Can any of you guys with more experience give me some guidance as to other things I should check?

The key thing here is profit factor and you have a very high one. Why not try trading it with limited risk and see how it goes. That way you will know how good it is in a true environment.

Well done though :)


Paul
 
The only other thing that comes to mind is the slippage and commission. You said you were using aggressive levels - does that mean aggressively conservative or aggressive as in HFR-style low rates?

For commission I have used the maximum rate my broker charges now, not incuding any reduction for greater no. of round turns.

For slippage, I have said that each trade is split equally over two levels - the trigger level and the next one up/down as appropriate. My experience in trading these futures tells me that this is very unlikely given the clip sizes I would start trading it at. Moreover, the strategy uses Stop market orders for both entry and exit - that is, you know at which price you will get in at /out at before the order is generated.

The triggers are not at daily high's / lows where you would expect orders to be clustered and slippage to me more of an issue.

The issues I'm looking at now are;

1) the compounding - a 5% drawdown on a $300,000 account using one lot will halve a $300,000 account using 10 lots.

2) That I haven't done the initial checks as well as I think. This is already borne out by the Gap issue.

Using different software is obviously something I will look into, but it is not so simple to just chop and change, there are other factors to consider and I need an element of continuity for other things.

I have also tried it on a variety of other assets on a daily basis (FTSE, SPX, AUD, EUR) and the results are of the same standard - unbelievable, and I don't mean that as a superlative.
 
FYI, the strategy is one I have adapted from an idea another T2W member (long time lurker) gave me and he's asked me not to share.

I would love to have someone who knew what they were doing look over it, but I have to respect his wishes.

Again, neither of us think we will own all the money in the world, but we can't figure out why not. DAMMIT!
 
Hopefully you've found the holy grail :cool:
Start a thread and do some live trade calls with a small account for my own personal satisfaction.

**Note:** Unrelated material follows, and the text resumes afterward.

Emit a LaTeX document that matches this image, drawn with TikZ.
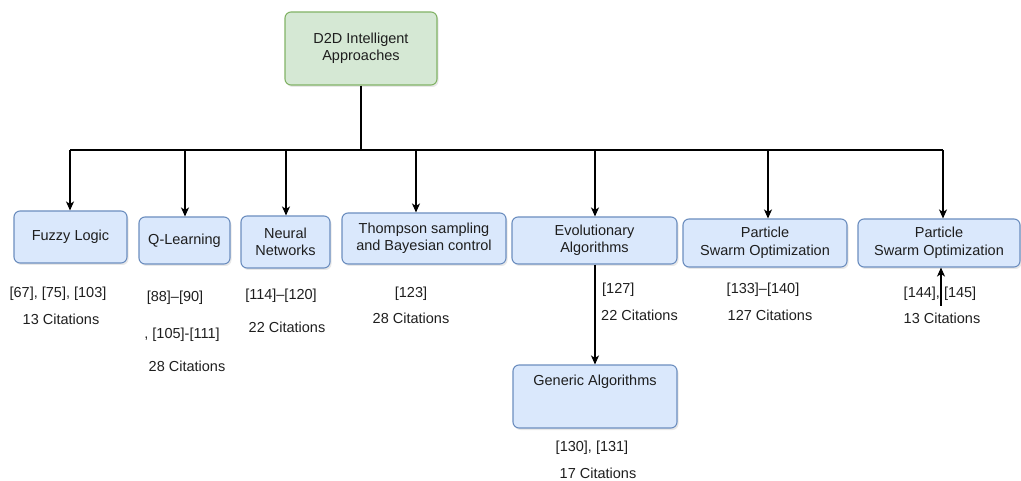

Sorry I cant help in regards to your queries.
I know a lot less than you when it comes to that.
When i think I am on to something, I have to resort to going through various charts from different periods all by hand and marking where the method would enter etc.
Painfully slow, but my only choice given that I dont know anything about coding/programming etc.

Good luck
 
I have been playing around with mechanical strategies, and have found one that I am happy with. I have backtested it but the results look a bit "too good to be true"*. I have done the following to make sure I'm not making stupid mistakes:

* Tested it on out of sample data (strategy designed on 6m sample, tested on 3yrs)
* Significant sample size
- Instrument 1: 6,801 trades from 13th March 2007
- Instrument 2: 5,121 trades from 13th March 2007
* Been through the backtesting logic to make sure I'm not buying at unavailable prices
* Included commissions and slippage (aggressively)
* picked out trades from the sample and "sanity checked" them
* I am not holding overnight positions
* forward tested the methodoligy

Can any of you guys with more experience give me some guidance as to other things I should check?

Thanks

G

* Without compounding:
Instrument 1 - $10,000 -> $126,028
Instrument 2 - $10,000 -> $154,475

Make sure your system is not over reliant on trending or ranging strategies.
For example, any system on EU recently might have made a lot due to the strong trend but it doesn;t mean the system is foolproof, only that it lucked out.
 
Make sure your system is not over reliant on trending or ranging strategies.
For example, any system on EU recently might have made a lot due to the strong trend but it doesn;t mean the system is foolproof, only that it lucked out.

Well the original test was done using 5m data over 3 and a bit years; I have assumed that on a 5m basis, we have seen all sorts of market conditions over that time.

Whether it is right to assume that or not I can't say. The strategy still overperforms on daily data from the 70s in some cases though.
 
Ok, update on the Gap - problem, I think I have managed a work-around.